START
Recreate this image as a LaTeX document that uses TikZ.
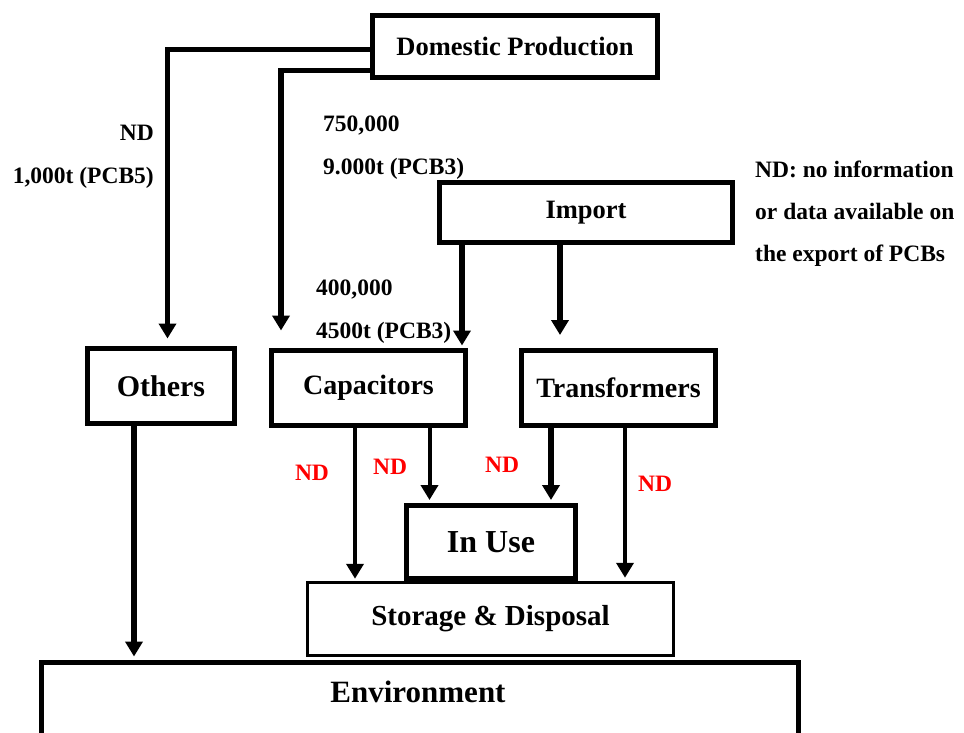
\documentclass[tikz,border=0pt]{standalone}
\usepackage{fontspec}
\setmainfont{Liberation Serif}
\usetikzlibrary{arrows.meta,calc}

\tikzset{
  box/.style={draw, fill=white, line width=5pt, inner sep=0pt,
              font=\fontsize{28}{28}\selectfont\bfseries},
  thinbox/.style={box, line width=3.5pt},
  flow/.style={line width=5.5pt, -{Triangle[width=17pt,length=15pt]}},
  thinflow/.style={flow, line width=4pt},
  lbl/.style={font=\fontsize{23.5}{43}\selectfont\bfseries, inner sep=0pt},
  ndlbl/.style={lbl, text=red},
}

\begin{document}
\begin{tikzpicture}[x=1pt, y=-1pt]
    \useasboundingbox (0,0) rectangle (964,732);

    %% sources
    \node (dom) [box, minimum width=285pt, minimum height=62pt,
                 font=\fontsize{26.5}{26.5}\selectfont\bfseries]
      at (515,46.5) {Domestic Production};
    \node (imp) [box, minimum width=293pt, minimum height=60pt,
                 font=\fontsize{26.5}{26.5}\selectfont\bfseries]
      at (586,212.5) {Import};

    %% equipment
    \node (oth) [box, minimum width=147pt, minimum height=75pt,
                 font=\fontsize{30}{30}\selectfont\bfseries]
      at (161,386) {Others};
    \node (cap) [box, minimum width=194pt, minimum height=75pt]
      at (368.5,388) {Capacitors};
    \node (tra) [box, minimum width=194pt, minimum height=75pt]
      at (618.5,388) {Transformers};

    %% sinks
    \node (sto) [thinbox, minimum width=366pt, minimum height=73pt,
                 font=\fontsize{29}{29}\selectfont\bfseries]
      at (490.5,619) {Storage \& Disposal};
    \node (use) [box, minimum width=169pt, minimum height=73pt,
                 font=\fontsize{32}{32}\selectfont\bfseries]
      at (491,542) {In Use};
    \node (env) [box, anchor=north west, minimum width=757pt,
                 minimum height=120pt] at (38.5,659.5) {};
    \node (envtxt) [font=\fontsize{31}{31}\selectfont\bfseries]
      at (418,692) {Environment};

    %% flows from production and import
    \draw[flow, shorten >=7.5pt]
      ($(dom.west)+(0,3)$) -| ($(oth.north)+(6.5,0)$);
    \draw[flow, shorten >=17.5pt]
      ($(dom.west)+(0,24)$) -| ($(cap.north)+(-87.5,0)$);
    \coordinate (i1) at ($(imp.south)+(-124,0)$);
    \coordinate (i2) at ($(imp.south)+(-26,0)$);
    \draw[flow, shorten >=2.5pt] (i1) -- (i1 |- cap.north);
    \draw[flow, shorten >=13pt] (i2) -- (i2 |- tra.north);

    %% flows down to use, storage and environment
    \coordinate (o1) at ($(oth.south)+(-27,0)$);
    \coordinate (c1) at ($(cap.south)+(-13.5,0)$);
    \coordinate (c2) at ($(cap.south)+(61,0)$);
    \coordinate (t1) at ($(tra.south)+(-67.5,0)$);
    \coordinate (t2) at ($(tra.south)+(6.5,0)$);
    \draw[flow, shorten >=3pt] (o1) -- (o1 |- env.north);
    \draw[thinflow, shorten >=2pt] (c1) -- (c1 |- sto.north);
    \draw[thinflow, shorten >=3pt] (c2) -- (c2 |- use.north);
    \draw[flow, shorten >=3pt] (t1) -- (t1 |- use.north);
    \draw[thinflow, shorten >=3pt] (t2) -- (t2 |- sto.north);

    %% amounts
    \node (amoth) [lbl, align=right, anchor=east] at (154,157)
      {ND\\1,000t (PCB5)};
    \node (amdom) [lbl, align=left, anchor=west] at (323,147.5)
      {750,000\\9.000t (PCB3)};
    \node (amimp) [lbl, align=left, anchor=west] at (316,312)
      {400,000\\4500t (PCB3)};

    %% note
    \node (note) [lbl, align=left, anchor=west, font=\fontsize{23.5}{42}\selectfont\bfseries]
      at (755,214) {ND: no information\\or data available on\\the export of PCBs};

    %% red ND marks
    \foreach \x/\y [count=\i] in {312/473, 390/467, 502/465, 655/484}
      \node (nd\i) [ndlbl] at (\x,\y) {ND};

  \end{tikzpicture}
\end{document}
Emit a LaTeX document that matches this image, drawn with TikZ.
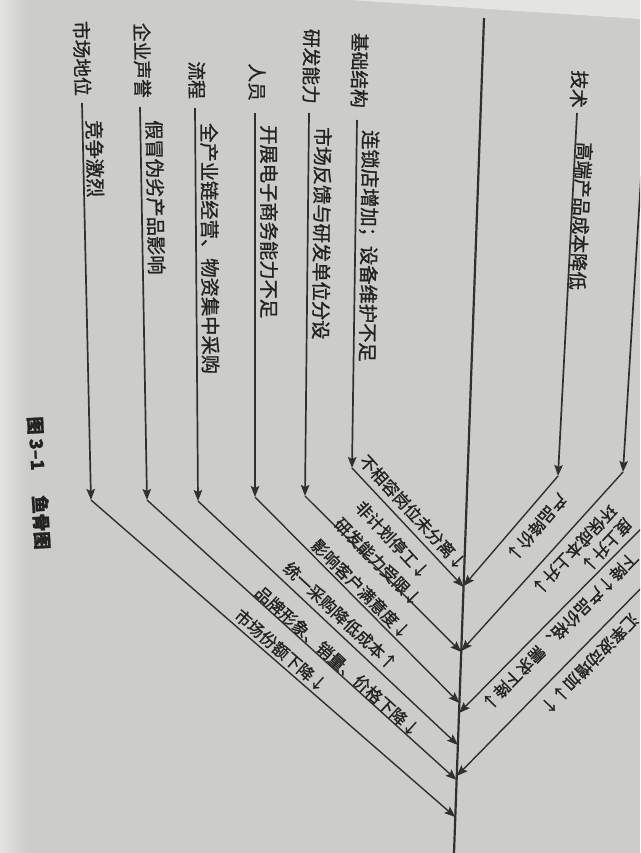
\documentclass[tikz,border=0pt]{standalone}
\usepackage{fontspec}
\setmainfont{Noto Sans CJK SC}[RawFeature={embolden=1.2}]
\usetikzlibrary{arrows.meta,calc}
\definecolor{paper}{RGB}{204,204,201}
\definecolor{paperlight}{RGB}{228,228,226}
\definecolor{ink}{RGB}{35,35,35}
\definecolor{linec}{RGB}{48,48,48}
\begin{document}
\begin{tikzpicture}[x=1pt,y=-1pt,
  tip/.style={-{Stealth[length=11pt,width=8.5pt,inset=2pt]}},
  bone/.style={draw=linec, line width=1.7pt, tip},
  twig/.style={draw=linec, line width=1.4pt, tip},
  spine/.style={draw=linec, line width=2.2pt},
  cat/.style={text=ink, inner sep=0pt, font=\fontsize{18.7}{20}\selectfont},
  cause/.style={text=ink, inner sep=0pt, font=\fontsize{19.3}{20}\selectfont},
  sub/.style={text=ink, inner sep=0pt, font=\fontsize{16.5}{17}\selectfont},
  capt/.style={text=ink, inner sep=0pt, font=\bfseries\fontsize{18}{19}\selectfont}]
\useasboundingbox (0,0) rectangle (640,853);
\clip (0,0) rectangle (640,853);
\fill[paper] (0,0) rectangle (640,853);
\shade[left color=paperlight, right color=paper] (0,0) rectangle (28,853);
\fill[paperlight] (350,0) -- (640,0) -- (640,19) -- cycle;

% spine
\coordinate (S1) at (484,18);
\coordinate (S2) at (454,853);
\draw[spine] (S1) -- (S2);

% junctions on the spine
\coordinate (JL1) at ($(S1)!0.6814!(S2)$);
\coordinate (JR1) at ($(S1)!0.6802!(S2)$);
\coordinate (JL2) at ($(S1)!0.7593!(S2)$);
\coordinate (JR2) at ($(S1)!0.7581!(S2)$);
\coordinate (JL3) at ($(S1)!0.8204!(S2)$);
\coordinate (JR3) at ($(S1)!0.8323!(S2)$);
\coordinate (JL4) at ($(S1)!0.8707!(S2)$);
\coordinate (JR4) at ($(S1)!0.9078!(S2)$);
\coordinate (JL5) at ($(S1)!0.9126!(S2)$);
\coordinate (JL6) at ($(S1)!0.9569!(S2)$);

% bone start and corner points
\coordinate (T0) at (577,113);  \coordinate (Tc) at (558,476);
\coordinate (Q0) at (650,30);   \coordinate (Qc) at (623,472);
\coordinate (R3c) at (699,470); \coordinate (R4c) at (757,470);
\coordinate (A0) at (357,120);  \coordinate (Ac) at (352,468);
\coordinate (B0) at (309,113);  \coordinate (Bc) at (305,496);
\coordinate (C0) at (255,113);  \coordinate (Cc) at (255,497);
\coordinate (D0) at (195,108);  \coordinate (Dc) at (198,501);
\coordinate (E0) at (140,107);  \coordinate (Ec) at (147,500);
\coordinate (F0) at (82,103);   \coordinate (Fc) at (91,500);

% right side bones
\draw[bone] (T0) -- (Tc);
\draw[bone] (Q0) -- (Qc);
\draw[twig] (Tc) -- (JR1);
\draw[twig] (Qc) -- (JR2);
\draw[twig] (R3c) -- (JR3);
\draw[twig] (R4c) -- (JR4);

% left side bones
\draw[bone] (A0) -- (Ac);  \draw[twig] (Ac) -- (JL1);
\draw[bone] (B0) -- (Bc);  \draw[twig] (Bc) -- (JL2);
\draw[bone] (C0) -- (Cc);  \draw[twig] (Cc) -- (JL3);
\draw[bone] (D0) -- (Dc);  \draw[twig] (Dc) -- (JL4);
\draw[bone] (E0) -- (Ec);  \draw[twig] (Ec) -- (JL5);
\draw[bone] (F0) -- (Fc);  \draw[twig] (Fc) -- (JL6);

% category labels
\node[cat, rotate=-93,   anchor=east] (kT) at (578,108) {技术};
\node[cat, rotate=-90.8, anchor=east] (kA) at (359,108) {基础结构};
\node[cat, rotate=-90.6, anchor=east] (kB) at (311,104) {研发能力};
\node[cat, rotate=-90,   anchor=east] (kC) at (257,101) {人员};
\node[cat, rotate=-89.6, anchor=east] (kD) at (197,99)  {流程};
\node[cat, rotate=-89,   anchor=east] (kE) at (143,98)  {企业声誉};
\node[cat, rotate=-88.7, anchor=east] (kF) at (83,96)   {市场地位};

% causes along the bones
\node[cause, rotate=-93,   anchor=west, font=\fontsize{18.5}{19}\selectfont] (dT) at (585,142) {高端产品成本降低};
\node[cause, rotate=-90.8, anchor=west] (dA) at (370,130) {连锁店增加；设备维护不足};
\node[cause, rotate=-90.6, anchor=west] (dB) at (323,127) {市场反馈与研发单位分设};
\node[cause, rotate=-90,   anchor=west] (dC) at (269,125) {开展电子商务能力不足};
\node[cause, rotate=-89.6, anchor=west] (dD) at (209,123) {全产业链经营、物资集中采购};
\node[cause, rotate=-89,   anchor=west] (dE) at (154,120) {假冒伪劣产品影响};
\node[cause, rotate=-88.7, anchor=west] (dF) at (94,120)  {竞争激烈};

% effects along the left diagonals
\node[sub, rotate=-47.5] (sA1) at (413,512.5) {不相容岗位未分离↓};
\node[sub, rotate=-47]   (sA2) at (392.5,540) {非计划停工↓};
\node[sub, rotate=-45.5] (sB)  at (378,562)   {研发能力受限↓};
\node[sub, rotate=-45.2] (sC)  at (361,589)   {影响客户满意度↓};
\node[sub, rotate=-43.2] (sD)  at (340.5,616) {统一采购降低成本↑};
\node[sub, rotate=-42.1] (sE)  at (337.5,661.5) {品牌形象、销量、价格下降↓};
\node[sub, rotate=-41]   (sF)  at (281,650.5) {市场份额下降↓};

% effects along the right diagonals
\node[sub, rotate=-131]   (rT)  at (536.5,527.5) {产品降价↓};
\node[sub, rotate=-133]   (rQ1) at (574,550)     {环保成本上升↓};
\node[sub, rotate=-133]   (rQ2) at (606.5,545.5) {度上升↓};
\node[sub, rotate=-134.7] (r3)  at (560,631)     {下降↑产品价格、需求下降↓};
\node[sub, rotate=-134]   (r4)  at (589.5,664)   {汇率波动增加↓↑};

% caption
\node[capt, rotate=-86.6] (cap) at (39,483) {图 3–1\hspace{1.4em}鱼骨图};
\end{tikzpicture}
\end{document}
END
Pull out each line containing the word "this" and copy it.

Answer in full:
Recreate this image as a LaTeX document that uses TikZ.
Emit a LaTeX document that matches this image, drawn with TikZ.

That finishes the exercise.